His friend wanders by, a boy math wizard with a head of dark curls, zeroing in on the Princeton table. He never had time to come over and play with my kid in grammar school, and I’m sure he’ll have a bright and fully scheduled future in the Ivy League.

A hunch of skinny shoulders, a bewildered look, and a palms up on my kid. “Uh, where do I– I don’t know—” That same painful, almost tearful, look as the time he was five and had a choice of Seven-Up and Coke at a birthday party, but couldn’t choose one because he’d never tasted either. My fault.

I say, “Follow him,” meaning the math wizard, and get a teenage glare. Monkey see, monkey do isn’t working. Was I supposed to prep for this?

I spy Linda with her Randall. “Where are you guys looking?”

“Don’t you have the book?” she says, “The big, fat book of colleges? No? Me neither. I got this one.” She taps a small, chunky tome. I glance inside. Where is Rutgers? Rice? Renssalaer Polytechnic? How much does Harvey Mudd cost? Does Cal Poly take students with B’s on their transcripts? How about Dartmouth? Could Mr. Lemonade Glass survive in frigid New Hampshire? It nearly killed his father.

This kid, who ran off without a backwards glance on his first day of pre-school at twelve months, is now glued to my side in the eager, buzzing, hot crowd. He’s not interested in any name or concept shouted out on the Ivy League labels. He’s at sea without a paddle or a maritime degree, trying to envision himself freed from high school drudgery and off onto his own chosen path of study. Or trying not to. The kid who can create wizard warriors galore in online games can’t imagine his size thirteens parked anywhere but in our closet. Then neither can I. After all, the high school junior can’t drive yet. He’s got no idea of setting himself a bedtime, and must still be cued to get up barely in time to make it to school. He forgets to eat if you let him.

The place is emptying out now. We cruise the rows of tables and I gather a few pamphlets and hand them to the man-child, who follows as obediently as my sun hat. He’ll leave the papers in the car when we get home and head straight for the computer and its magical, musical multitude of bloody strategy games.
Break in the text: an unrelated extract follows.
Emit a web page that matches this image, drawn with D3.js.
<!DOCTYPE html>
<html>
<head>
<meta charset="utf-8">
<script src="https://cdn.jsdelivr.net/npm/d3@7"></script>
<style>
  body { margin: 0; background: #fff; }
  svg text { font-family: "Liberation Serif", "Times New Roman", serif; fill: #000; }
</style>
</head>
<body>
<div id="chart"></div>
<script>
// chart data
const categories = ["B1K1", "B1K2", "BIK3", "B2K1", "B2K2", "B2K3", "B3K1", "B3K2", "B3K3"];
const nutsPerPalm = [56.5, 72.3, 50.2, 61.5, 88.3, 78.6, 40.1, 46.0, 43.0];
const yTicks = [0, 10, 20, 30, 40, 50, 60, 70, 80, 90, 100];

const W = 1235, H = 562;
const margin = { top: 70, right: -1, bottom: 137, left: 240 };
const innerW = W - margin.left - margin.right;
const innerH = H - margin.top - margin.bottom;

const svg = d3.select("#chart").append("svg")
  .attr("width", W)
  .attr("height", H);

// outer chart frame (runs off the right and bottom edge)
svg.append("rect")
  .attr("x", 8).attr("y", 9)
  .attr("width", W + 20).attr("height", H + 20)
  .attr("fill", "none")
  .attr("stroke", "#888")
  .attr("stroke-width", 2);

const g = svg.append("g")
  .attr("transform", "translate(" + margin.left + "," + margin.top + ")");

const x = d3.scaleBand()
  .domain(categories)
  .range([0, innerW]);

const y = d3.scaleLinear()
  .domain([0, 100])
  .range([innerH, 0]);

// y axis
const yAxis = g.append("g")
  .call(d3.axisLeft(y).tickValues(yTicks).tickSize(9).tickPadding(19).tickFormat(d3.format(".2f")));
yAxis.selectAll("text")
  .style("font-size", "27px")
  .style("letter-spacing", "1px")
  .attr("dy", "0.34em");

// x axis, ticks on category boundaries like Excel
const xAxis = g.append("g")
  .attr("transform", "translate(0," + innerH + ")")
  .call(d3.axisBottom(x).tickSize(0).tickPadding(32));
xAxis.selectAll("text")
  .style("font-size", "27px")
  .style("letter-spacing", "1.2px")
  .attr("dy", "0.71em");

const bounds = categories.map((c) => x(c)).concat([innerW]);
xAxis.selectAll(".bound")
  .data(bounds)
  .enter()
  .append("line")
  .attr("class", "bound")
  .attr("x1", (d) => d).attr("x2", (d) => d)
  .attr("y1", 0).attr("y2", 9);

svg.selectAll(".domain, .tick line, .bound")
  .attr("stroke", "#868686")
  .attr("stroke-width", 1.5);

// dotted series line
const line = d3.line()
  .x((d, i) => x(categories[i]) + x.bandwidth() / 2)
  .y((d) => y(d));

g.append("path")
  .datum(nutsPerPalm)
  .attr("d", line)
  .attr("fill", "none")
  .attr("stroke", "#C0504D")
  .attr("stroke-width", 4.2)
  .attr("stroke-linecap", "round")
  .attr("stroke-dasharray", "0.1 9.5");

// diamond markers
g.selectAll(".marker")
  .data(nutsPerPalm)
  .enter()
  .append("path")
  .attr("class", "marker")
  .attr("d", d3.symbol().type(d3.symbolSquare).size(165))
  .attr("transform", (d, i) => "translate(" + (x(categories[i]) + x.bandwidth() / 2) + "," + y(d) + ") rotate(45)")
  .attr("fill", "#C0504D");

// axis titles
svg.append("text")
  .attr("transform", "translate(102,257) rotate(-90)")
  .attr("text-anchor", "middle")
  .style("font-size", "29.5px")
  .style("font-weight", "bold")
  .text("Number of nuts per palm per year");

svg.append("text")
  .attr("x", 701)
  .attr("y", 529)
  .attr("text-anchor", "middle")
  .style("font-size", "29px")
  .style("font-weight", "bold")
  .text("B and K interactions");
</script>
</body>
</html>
Finally, I give up and we go home, where the prerequisites are a username and password, and the only tuition is the quarter docked from your allowance for forgetting to wash the three half-full lemonade glasses on the countertop.

One response »

  1. I remember my college information night. My mother would walk up to each person and tell them what she had picked out for my career. It was an embarrassment. I’d have much preferred to have gone with you there :-). Leaves me to wonder how Jaq will react.